The situation has now been resolved, and Amazon has published an incident postmortem, which revealed the root cause: A typo.
A company employee was performing routine maintenance designed to remove a small number of servers for one of the S3 subsystems used for billing. Unfortunately, the command was incorrectly entered, and it inadvertently took down a large number of servers, which took the company much longer to restart than they originally anticipated.
According to the details of the incident post mortem, Amazon had not fully restarted some of the impacted servers for several years, which further complicated the restart. The
company has modified the tool that was used to take the servers down so that it will do so more slowly in the future, giving the company’s staff more time to intervene in the event that they notice any unanticipated complications going forward.While this is not the first time a cloud services provider has experienced an outage, it was easily the largest one we’ve ever seen, and it has raised questions about the reliability of those servers.

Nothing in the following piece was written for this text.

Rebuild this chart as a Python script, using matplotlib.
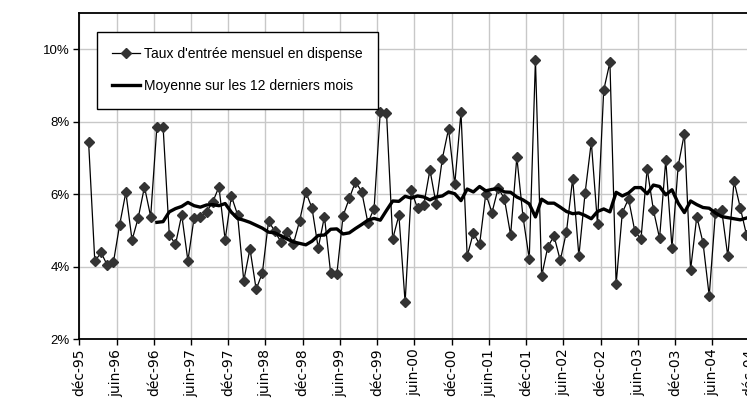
import numpy as np
import matplotlib
matplotlib.use("Agg")
import matplotlib.pyplot as plt
from matplotlib.ticker import FuncFormatter

# monthly entry rate (%), janv-96 onwards
taux = [7.43, 4.14, 4.39, 4.04, 4.12, 5.15, 6.05, 4.73, 5.35, 6.20, 5.38, 7.86,
        7.86, 4.88, 4.61, 5.43, 4.16, 5.35, 5.38, 5.51, 5.78, 6.20, 4.74, 5.95,
        5.43, 3.61, 4.49, 3.37, 3.83, 5.26, 4.97, 4.68, 4.96, 4.63, 5.26, 6.06,
        5.61, 4.51, 5.38, 3.82, 3.79, 5.40, 5.88, 6.34, 6.07, 5.21, 5.60, 8.28,
        8.25, 4.76, 5.42, 3.01, 6.10, 5.61, 5.70, 6.67, 5.72, 6.98, 7.80, 6.27,
        8.26, 4.29, 4.93, 4.61, 6.01, 5.49, 6.17, 5.87, 4.87, 7.02, 5.37, 4.21,
        9.71, 3.74, 4.55, 4.84, 4.17, 4.96, 6.43, 4.29, 6.03, 7.44, 5.18, 8.87,
        9.64, 3.51, 5.49, 5.87, 4.99, 4.75, 6.70, 5.57, 4.78, 6.94, 4.52, 6.78,
        7.67, 3.91, 5.38, 4.66, 3.19, 5.49, 5.57, 4.28, 6.36, 5.63, 4.88]

# 12-month average, starts at the 12th month
moyenne = [5.22, 5.24, 5.51, 5.60, 5.66, 5.77, 5.68, 5.64, 5.70, 5.71, 5.68, 5.74,
           5.50, 5.33, 5.28, 5.22, 5.14, 5.06, 4.95, 4.93, 4.85, 4.76, 4.68, 4.64,
           4.60, 4.70, 4.86, 4.87, 5.03, 5.04, 4.90, 4.93, 5.05, 5.16, 5.28, 5.33,
           5.28, 5.55, 5.81, 5.80, 5.94, 5.89, 5.95, 5.92, 5.84, 5.92, 5.95, 6.06,
           6.01, 5.82, 6.14, 6.06, 6.21, 6.09, 6.13, 6.15, 6.06, 6.05, 5.92, 5.84,
           5.73, 5.37, 5.86, 5.75, 5.75, 5.64, 5.52, 5.46, 5.48, 5.41, 5.32, 5.52,
           5.59, 5.51, 6.05, 5.95, 6.03, 6.18, 6.18, 6.01, 6.25, 6.21, 5.98, 6.12,
           5.75, 5.49, 5.81, 5.71, 5.63, 5.61, 5.48, 5.38, 5.35, 5.32, 5.29, 5.34]

tick_labels = ["déc-95"]
for yy in ["96", "97", "98", "99", "00", "01", "02", "03", "04"]:
    tick_labels += ["juin-" + yy, "déc-" + yy]

narrow = ["Liberation Sans", "DejaVu Sans"]

x = np.arange(1, len(taux) + 1) + 0.5
ma = np.full(len(taux), np.nan)
ma[11:] = moyenne

fig = plt.figure(figsize=(7.47, 4.05), dpi=100)
ax = fig.add_axes([79.3 / 747, 66 / 405, 114 * 6.206 / 747, 326 / 405])

ax.plot(x, taux, color="black", lw=0.9, marker="D", ms=5.4,
        mfc="#333333", mec="#333333", label="Taux d'entrée mensuel en dispense")
ax.plot(x, ma, color="black", lw=2.4, label="Moyenne sur les 12 derniers mois")

ax.set_xlim(0, 114)
ax.set_ylim(2, 11)
ax.set_xticks(np.arange(0, 6 * len(tick_labels), 6))
ax.set_xticklabels(tick_labels, rotation=90, fontsize=10, family="DejaVu Sans")
ax.set_yticks([2, 4, 6, 8, 10])
ax.yaxis.set_major_formatter(FuncFormatter(lambda v, p: "%d%%" % v))
for t in ax.get_yticklabels():
    t.set_family(narrow)
    t.set_fontsize(9.5)

ax.grid(True, color="#c8c8c8", lw=1)
ax.set_axisbelow(True)
ax.spines["right"].set_visible(False)
for s in ["top", "left", "bottom"]:
    ax.spines[s].set_linewidth(1.3)
ax.tick_params(axis="both", direction="out", length=4, width=1, pad=3)

leg = ax.legend(loc="upper left", bbox_to_anchor=(0.025, 0.942), frameon=True,
                fancybox=False, edgecolor="black", framealpha=1,
                prop={"family": narrow, "size": 10}, handlelength=2.0,
                handletextpad=0.3, borderpad=1.1, labelspacing=1.3,
                borderaxespad=0)
leg.get_frame().set_linewidth(1.0)

fig.savefig("out.png", dpi=100)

With the number of companies migrating to cloud-based service providers, the ripple effects can be enormous when one of those providers suffers an outage.
That said, cloud-based providers have an exceptionally good record to this point, and it should be noted that no company is immune to outages. Amazon’s recent incident isn’t really a viable argument against cloud migration. At the end of the day, equipment is still equipment, and no matter who manages it, there’s always a chance, however slight, of a complication resulting in downtime.